Aku yang sudah terbiasa mengagumimu dari kejauhan ini merasa kehilangan. Bagaimana tidak, kau yang biasanya menjadi tumpuan mimpi-mimpiku untuk memilikimu, sekarang telah dimiliki orang lain. Beruntung sekali orang itu. Iya, orang itu. Kekasih barumu. Dia bisa mendapatkanmu tanpa harus bersusah payah menyembunyikan diri saat memandangimu. Tidak sepertiku, yang harus sembunyi-sembunyi agar kau tak sadar bahwa aku menatapmu sedari tadi.

Jujur saja, aku tidak ingin mendoakan jelek untuk hubunganmu. Karena bagaimanapun, kau bahagia bersamanya. Dan itu cukup untukku. Aku hanya berharap, kau masih sudi membagi secuil tubuhmu untukku. Untuk kupandangi sendiri. Untuk kukagumi, betapa aku benar-benar menyukaimu. Ini sudah gila, ini bukan suka lagi. Ini lebih dari itu. Entah apa namanya… 

Mimpi

Malam ini aku bermimpi tentangmu lagi. Tentang paras mu yang menggelayut manja di benakku. Kita berbicara lama sekali. Mataku terkunci pada matamu. Aku melihat pantulan diriku di mata beningmu. Ah, walaupun ini hanya sekedar mimpi, yang aku tahu pasti tidak akan terjadi di dunia nyata, aku tetap mengucap syukur pada Gusti. Karenanya, aku dapat memandangimu, memperhatikanmu dari dekat, walau hanya dari mimpi.
Kita berbincang. Membicarakan apa saja. Jarak kita hanya terpaut sepersekian centimeter. Ada jendela yang yang menghubungkan kita. Kita berdiri disana. Berbincang. Dan saling menatap. Hingga entah bagaimana, kau memberi sepucuk surat untukku.

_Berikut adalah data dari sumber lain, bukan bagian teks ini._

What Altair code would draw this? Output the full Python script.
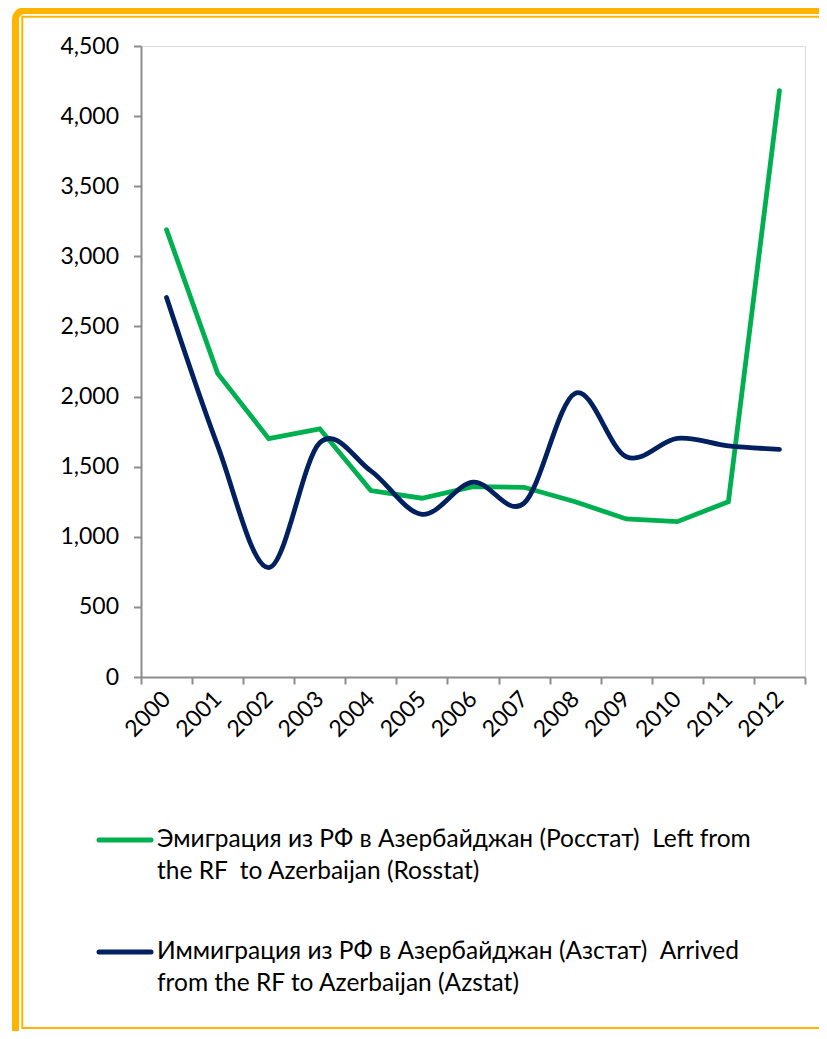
import altair as alt
import pandas as pd

years = ["2000", "2001", "2002", "2003", "2004", "2005", "2006",
         "2007", "2008", "2009", "2010", "2011", "2012"]
rosstat = [3190, 2165, 1700, 1770, 1330, 1275, 1357, 1353, 1250, 1127, 1108, 1250, 4182]
azstat = [2706, 1650, 780, 1670, 1470, 1160, 1390, 1240, 2023, 1571, 1702, 1648, 1624]
y_ticks = [0, 500, 1000, 1500, 2000, 2500, 3000, 3500, 4000, 4500]
legend_labels = [
    "Эмиграция из РФ в Азербайджан (Росстат)\u00a0 Left from\nthe RF\u00a0 to Azerbaijan (Rosstat)",
    "Иммиграция из РФ в Азербайджан (Азстат)\u00a0 Arrived\nfrom the RF to Azerbaijan (Azstat)",
]

GREEN = "#00B050"
NAVY = "#002060"
ORANGE = "#FFB400"
FONT = "Lato"

df = pd.DataFrame({"year": years, "rosstat": rosstat, "azstat": azstat})
one = pd.DataFrame({"k": [0]})
leg = pd.DataFrame({"label": legend_labels, "series": ["rosstat", "azstat"]})

W, H = 664, 631

xenc = alt.X(
    "year:O",
    scale=alt.Scale(type="band", paddingInner=0, paddingOuter=0),
    axis=alt.Axis(
        title=None, labelAngle=-45, labelAlign="right", labelBaseline="middle",
        tickBand="extent", tickSize=7, labelPadding=11, domainColor="#8c8c8c",
        tickColor="#8c8c8c", domainWidth=2, tickWidth=2, labelFont=FONT,
        labelFontSize=23, labelColor="#000000", grid=False,
    ),
)
yscale = alt.Scale(domain=[0, 4500], nice=False)
yaxis = alt.Axis(
    title=None, values=y_ticks, format=",.0f", tickSize=7.5, labelPadding=15,
    domainColor="#8c8c8c", tickColor="#8c8c8c", domainWidth=2, tickWidth=2,
    labelFont=FONT, labelFontSize=23, labelColor="#000000", grid=False,
)

green_line = alt.Chart(df).mark_line(
    color=GREEN, strokeWidth=4.8, strokeCap="round", strokeJoin="miter"
).encode(x=xenc, y=alt.Y("rosstat:Q", scale=yscale, axis=yaxis))

navy_line = alt.Chart(df).mark_line(
    color=NAVY, strokeWidth=4.8, strokeCap="round", interpolate="cardinal", tension=0
).encode(x=xenc, y=alt.Y("azstat:Q", scale=yscale, axis=yaxis))

# decorative frame
outer = alt.Chart(one).mark_rect(
    filled=False, stroke=ORANGE, strokeWidth=7, cornerRadius=9
).encode(x=alt.value(-125.5), x2=alt.value(760), y=alt.value(-35.5), y2=alt.value(1030))
inner = alt.Chart(one).mark_rect(
    filled=False, stroke=ORANGE, strokeWidth=2
).encode(x=alt.value(-118.7), x2=alt.value(740), y=alt.value(-29.2), y2=alt.value(982))

# legend
def legend_entry(series, color, ypos):
    sub = leg[leg["series"] == series]
    sym = alt.Chart(sub).mark_rule(color=color, strokeWidth=5, strokeCap="round").encode(
        x=alt.value(-42), x2=alt.value(10), y=alt.value(ypos)
    )
    txt = alt.Chart(sub).mark_text(
        align="left", baseline="middle", lineBreak="\n", lineHeight=32,
        font=FONT, fontSize=24.5, color="#000000"
    ).encode(text="label:N", x=alt.value(16), y=alt.value(ypos))
    return sym + txt

chart = alt.layer(
    outer, inner, green_line, navy_line,
    legend_entry("rosstat", GREEN, 794),
    legend_entry("azstat", NAVY, 906),
).properties(
    width=W, height=H,
    autosize=alt.AutoSizeParams(type="none"),
    padding={"left": 133, "top": 38, "right": 14, "bottom": 354},
).configure_view(stroke=None).configure(background="#ffffff")

chart.save("out.html", embed_options={"renderer": "svg", "actions": False})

Aku lupa sebagian besar isi suratnya. Namun yang aku ingat, dalam surat itu ada kalimat…
“Namaku .…. Dan aku sudah berpacaran 7 tahun dengan .…. Masihkah kau menerimaku?”
Entah. Aku tidak menjawab surat itu. Mimpi terputus begitu saja. Ketika aku terbangun, hanya tiga kata yang terucap langsung dari bibirku.
“…Ya. Aku mau.”
Mungkin aku memang sudah gila. Untuk apa aku menjawab pertanyaan dari dunia fana? Dunia yang entah kapan aku bisa berada disana lagi... Ah, sial.